DATA PROVIDED:

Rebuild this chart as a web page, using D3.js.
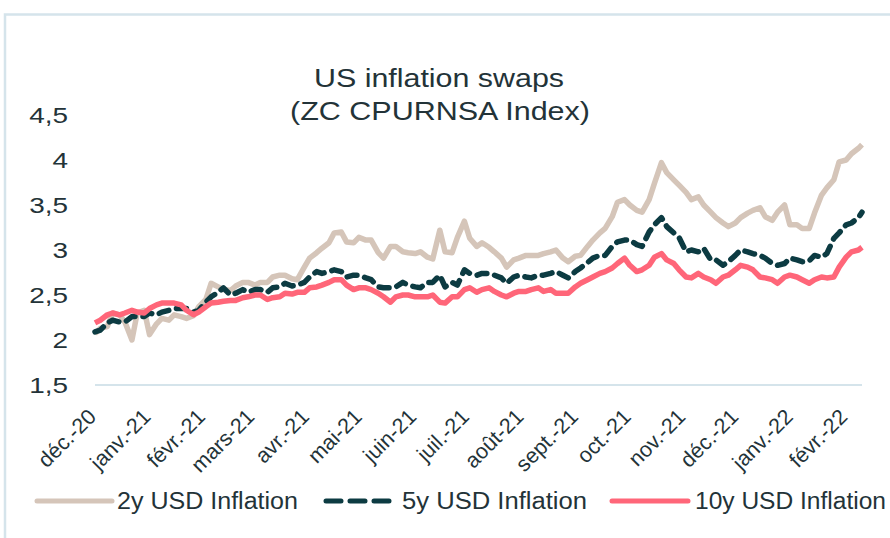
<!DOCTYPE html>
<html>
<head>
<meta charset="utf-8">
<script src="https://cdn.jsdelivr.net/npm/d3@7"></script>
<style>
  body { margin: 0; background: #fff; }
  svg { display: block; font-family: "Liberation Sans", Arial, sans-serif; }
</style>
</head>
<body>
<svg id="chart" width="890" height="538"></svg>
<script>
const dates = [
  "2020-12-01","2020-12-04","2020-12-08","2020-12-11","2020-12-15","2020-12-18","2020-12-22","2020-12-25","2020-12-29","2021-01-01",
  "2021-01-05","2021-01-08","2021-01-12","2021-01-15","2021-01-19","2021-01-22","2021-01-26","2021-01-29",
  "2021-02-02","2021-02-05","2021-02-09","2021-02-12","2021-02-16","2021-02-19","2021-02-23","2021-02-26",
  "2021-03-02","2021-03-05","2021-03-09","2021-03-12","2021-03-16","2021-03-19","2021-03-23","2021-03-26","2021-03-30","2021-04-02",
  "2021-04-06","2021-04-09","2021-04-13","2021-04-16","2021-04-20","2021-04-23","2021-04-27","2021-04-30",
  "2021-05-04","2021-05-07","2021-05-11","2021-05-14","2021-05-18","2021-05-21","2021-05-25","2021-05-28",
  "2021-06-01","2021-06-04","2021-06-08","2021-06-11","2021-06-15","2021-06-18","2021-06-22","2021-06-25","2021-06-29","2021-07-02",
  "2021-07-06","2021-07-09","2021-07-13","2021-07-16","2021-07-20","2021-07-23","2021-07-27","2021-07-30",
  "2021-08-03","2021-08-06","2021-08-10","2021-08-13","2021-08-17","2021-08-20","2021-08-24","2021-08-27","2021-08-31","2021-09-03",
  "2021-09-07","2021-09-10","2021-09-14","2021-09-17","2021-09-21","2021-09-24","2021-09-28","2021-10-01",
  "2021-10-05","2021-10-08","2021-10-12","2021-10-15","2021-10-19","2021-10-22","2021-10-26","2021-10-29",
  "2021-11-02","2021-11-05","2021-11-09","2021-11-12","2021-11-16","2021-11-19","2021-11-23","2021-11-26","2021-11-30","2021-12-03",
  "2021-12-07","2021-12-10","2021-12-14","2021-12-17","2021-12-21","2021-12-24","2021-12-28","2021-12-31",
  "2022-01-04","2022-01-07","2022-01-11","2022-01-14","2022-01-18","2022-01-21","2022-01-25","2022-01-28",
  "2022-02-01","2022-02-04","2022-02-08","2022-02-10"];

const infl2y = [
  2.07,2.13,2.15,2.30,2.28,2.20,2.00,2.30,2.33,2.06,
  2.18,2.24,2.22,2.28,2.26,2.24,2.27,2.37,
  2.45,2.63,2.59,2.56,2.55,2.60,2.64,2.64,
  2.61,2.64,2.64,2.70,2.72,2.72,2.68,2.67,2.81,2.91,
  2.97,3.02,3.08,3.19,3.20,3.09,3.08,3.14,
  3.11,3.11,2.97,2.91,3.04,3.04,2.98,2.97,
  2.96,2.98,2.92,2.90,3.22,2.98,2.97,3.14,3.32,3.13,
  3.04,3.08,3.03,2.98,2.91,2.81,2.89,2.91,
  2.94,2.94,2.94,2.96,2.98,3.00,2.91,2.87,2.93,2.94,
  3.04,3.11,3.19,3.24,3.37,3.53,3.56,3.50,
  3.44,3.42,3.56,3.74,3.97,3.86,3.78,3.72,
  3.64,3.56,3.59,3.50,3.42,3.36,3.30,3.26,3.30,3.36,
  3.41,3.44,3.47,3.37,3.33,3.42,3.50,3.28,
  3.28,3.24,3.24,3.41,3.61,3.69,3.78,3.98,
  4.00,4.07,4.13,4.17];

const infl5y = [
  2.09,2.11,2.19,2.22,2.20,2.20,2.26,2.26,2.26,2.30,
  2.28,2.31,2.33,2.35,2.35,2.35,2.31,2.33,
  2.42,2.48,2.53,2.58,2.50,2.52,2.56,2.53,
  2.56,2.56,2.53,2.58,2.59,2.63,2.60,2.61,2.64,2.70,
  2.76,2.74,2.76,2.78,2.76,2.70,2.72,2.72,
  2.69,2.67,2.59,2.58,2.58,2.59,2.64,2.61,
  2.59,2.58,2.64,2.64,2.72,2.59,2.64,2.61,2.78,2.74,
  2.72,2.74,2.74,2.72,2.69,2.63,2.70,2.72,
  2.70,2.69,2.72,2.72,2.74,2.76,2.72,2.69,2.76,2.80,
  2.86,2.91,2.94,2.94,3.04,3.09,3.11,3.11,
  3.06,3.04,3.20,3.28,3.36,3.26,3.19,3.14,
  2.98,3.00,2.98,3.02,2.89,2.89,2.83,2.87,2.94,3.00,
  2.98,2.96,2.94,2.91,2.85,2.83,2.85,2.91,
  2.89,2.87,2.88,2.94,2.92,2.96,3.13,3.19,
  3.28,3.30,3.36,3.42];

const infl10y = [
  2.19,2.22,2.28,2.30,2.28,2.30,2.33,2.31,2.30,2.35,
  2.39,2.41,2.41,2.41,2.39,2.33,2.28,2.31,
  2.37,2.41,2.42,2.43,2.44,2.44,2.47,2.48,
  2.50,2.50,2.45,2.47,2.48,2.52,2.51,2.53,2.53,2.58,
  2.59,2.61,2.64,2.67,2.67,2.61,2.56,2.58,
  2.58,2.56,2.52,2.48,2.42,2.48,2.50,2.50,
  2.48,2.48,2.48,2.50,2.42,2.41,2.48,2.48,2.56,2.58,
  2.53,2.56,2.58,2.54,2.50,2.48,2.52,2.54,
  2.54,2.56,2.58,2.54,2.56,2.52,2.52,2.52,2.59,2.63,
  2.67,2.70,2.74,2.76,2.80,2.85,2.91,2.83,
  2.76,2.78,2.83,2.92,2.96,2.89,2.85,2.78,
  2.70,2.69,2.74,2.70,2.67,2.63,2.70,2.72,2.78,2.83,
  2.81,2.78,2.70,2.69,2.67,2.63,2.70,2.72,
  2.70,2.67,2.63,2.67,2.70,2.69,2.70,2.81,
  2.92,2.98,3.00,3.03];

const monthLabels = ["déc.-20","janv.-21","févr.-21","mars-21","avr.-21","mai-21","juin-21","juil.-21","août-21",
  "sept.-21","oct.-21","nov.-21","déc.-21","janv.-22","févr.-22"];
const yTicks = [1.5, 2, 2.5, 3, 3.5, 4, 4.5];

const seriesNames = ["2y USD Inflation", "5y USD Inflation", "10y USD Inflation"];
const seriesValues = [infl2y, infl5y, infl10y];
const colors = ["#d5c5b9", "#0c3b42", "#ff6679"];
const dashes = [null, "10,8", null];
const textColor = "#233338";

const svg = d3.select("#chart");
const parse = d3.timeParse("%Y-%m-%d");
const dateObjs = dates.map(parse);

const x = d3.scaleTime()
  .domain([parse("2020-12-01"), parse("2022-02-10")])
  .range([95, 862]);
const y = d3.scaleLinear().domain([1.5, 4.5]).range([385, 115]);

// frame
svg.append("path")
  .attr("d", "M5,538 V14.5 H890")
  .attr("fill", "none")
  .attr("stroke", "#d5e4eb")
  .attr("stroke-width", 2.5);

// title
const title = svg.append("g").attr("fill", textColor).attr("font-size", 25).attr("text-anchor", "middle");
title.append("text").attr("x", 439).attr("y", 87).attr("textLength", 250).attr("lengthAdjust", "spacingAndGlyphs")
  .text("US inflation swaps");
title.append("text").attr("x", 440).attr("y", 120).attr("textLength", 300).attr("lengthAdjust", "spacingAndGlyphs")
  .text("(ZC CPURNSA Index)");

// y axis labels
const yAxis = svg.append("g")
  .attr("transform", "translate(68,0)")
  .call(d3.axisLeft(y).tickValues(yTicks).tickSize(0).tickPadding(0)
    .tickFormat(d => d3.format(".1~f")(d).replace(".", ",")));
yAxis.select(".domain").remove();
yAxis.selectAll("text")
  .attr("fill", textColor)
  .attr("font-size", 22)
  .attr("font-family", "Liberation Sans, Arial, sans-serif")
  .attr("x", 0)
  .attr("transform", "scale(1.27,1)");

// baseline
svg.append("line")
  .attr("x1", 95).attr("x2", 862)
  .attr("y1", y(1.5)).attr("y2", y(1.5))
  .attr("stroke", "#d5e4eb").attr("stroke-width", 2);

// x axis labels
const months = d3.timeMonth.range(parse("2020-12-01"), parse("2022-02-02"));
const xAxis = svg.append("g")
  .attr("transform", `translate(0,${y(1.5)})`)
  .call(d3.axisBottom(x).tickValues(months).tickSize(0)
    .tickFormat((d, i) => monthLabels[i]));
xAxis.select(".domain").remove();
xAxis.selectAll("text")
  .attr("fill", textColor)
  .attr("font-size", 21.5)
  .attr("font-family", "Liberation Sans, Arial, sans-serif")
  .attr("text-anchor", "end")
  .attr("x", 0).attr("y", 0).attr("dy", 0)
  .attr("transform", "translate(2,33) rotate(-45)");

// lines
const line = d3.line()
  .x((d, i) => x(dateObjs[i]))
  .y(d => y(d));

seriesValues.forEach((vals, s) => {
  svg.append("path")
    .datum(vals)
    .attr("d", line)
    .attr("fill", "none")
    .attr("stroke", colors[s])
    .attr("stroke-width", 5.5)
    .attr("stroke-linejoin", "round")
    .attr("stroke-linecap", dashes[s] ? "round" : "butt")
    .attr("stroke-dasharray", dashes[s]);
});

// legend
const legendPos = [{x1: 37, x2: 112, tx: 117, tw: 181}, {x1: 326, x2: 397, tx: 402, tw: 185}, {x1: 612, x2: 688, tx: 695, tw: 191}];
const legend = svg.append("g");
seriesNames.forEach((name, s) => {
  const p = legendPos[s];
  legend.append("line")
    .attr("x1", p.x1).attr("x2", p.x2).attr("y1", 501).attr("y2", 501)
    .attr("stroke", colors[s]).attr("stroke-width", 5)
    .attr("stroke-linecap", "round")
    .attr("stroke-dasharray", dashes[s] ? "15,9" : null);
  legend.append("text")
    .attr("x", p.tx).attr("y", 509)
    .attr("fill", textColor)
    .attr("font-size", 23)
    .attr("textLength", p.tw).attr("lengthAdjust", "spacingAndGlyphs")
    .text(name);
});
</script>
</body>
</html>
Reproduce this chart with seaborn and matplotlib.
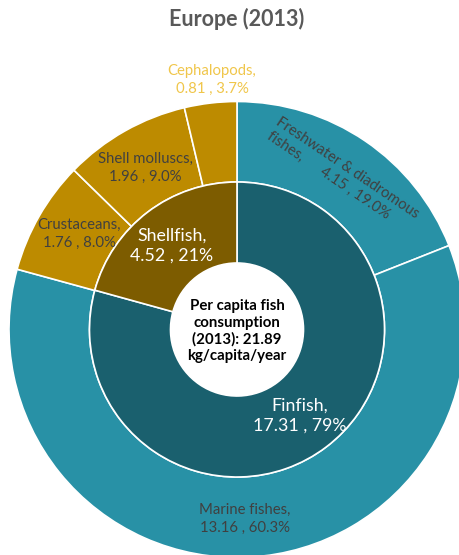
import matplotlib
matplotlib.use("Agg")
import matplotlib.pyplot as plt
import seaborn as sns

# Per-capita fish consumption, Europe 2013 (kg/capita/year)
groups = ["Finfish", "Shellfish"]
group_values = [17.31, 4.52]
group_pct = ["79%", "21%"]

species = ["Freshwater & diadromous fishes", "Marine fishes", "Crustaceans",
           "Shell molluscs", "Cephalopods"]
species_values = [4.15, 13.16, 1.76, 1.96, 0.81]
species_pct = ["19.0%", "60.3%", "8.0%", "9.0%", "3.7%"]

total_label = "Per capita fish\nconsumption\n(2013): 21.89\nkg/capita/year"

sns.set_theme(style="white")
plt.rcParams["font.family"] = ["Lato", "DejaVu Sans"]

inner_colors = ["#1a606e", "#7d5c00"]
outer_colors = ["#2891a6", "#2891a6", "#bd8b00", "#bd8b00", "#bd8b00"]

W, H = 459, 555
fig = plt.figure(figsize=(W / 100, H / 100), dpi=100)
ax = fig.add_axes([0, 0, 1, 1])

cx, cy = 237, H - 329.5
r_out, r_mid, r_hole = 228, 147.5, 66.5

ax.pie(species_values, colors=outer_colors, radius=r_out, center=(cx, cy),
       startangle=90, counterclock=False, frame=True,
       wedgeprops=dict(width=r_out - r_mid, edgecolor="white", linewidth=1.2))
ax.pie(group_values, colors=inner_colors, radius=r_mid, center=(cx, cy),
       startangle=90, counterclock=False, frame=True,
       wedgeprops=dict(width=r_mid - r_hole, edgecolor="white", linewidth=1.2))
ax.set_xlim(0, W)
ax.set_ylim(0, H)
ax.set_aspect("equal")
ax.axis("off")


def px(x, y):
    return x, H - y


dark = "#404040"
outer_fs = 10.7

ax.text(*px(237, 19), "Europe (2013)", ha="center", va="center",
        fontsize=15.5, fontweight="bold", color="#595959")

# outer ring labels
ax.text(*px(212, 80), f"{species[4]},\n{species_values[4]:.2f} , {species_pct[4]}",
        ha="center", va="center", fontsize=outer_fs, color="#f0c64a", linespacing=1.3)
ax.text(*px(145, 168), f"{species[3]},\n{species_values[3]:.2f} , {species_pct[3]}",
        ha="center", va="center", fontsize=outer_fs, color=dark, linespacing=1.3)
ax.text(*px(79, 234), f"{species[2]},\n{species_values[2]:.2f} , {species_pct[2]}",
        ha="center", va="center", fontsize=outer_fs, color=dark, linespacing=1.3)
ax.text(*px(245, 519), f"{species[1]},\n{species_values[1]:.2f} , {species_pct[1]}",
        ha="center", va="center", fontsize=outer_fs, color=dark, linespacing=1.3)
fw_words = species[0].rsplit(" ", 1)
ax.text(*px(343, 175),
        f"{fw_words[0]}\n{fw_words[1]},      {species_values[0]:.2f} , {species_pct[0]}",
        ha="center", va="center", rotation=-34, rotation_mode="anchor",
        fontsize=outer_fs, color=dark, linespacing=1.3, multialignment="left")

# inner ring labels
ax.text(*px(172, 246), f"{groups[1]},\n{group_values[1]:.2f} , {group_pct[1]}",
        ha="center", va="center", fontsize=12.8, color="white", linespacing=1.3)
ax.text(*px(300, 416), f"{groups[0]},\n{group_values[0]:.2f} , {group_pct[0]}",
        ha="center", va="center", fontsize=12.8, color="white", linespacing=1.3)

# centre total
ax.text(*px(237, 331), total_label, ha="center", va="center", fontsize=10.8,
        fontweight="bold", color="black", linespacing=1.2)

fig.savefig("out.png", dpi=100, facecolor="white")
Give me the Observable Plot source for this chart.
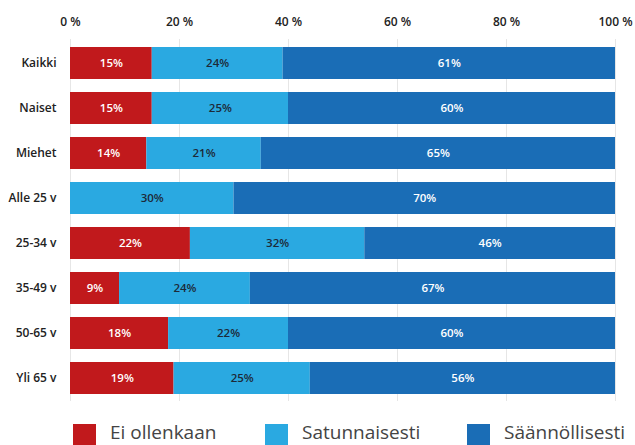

TASK: Determine how many lines in the data above contain the string "this". Give nothing except the number.

RESPONSE BELOW: 3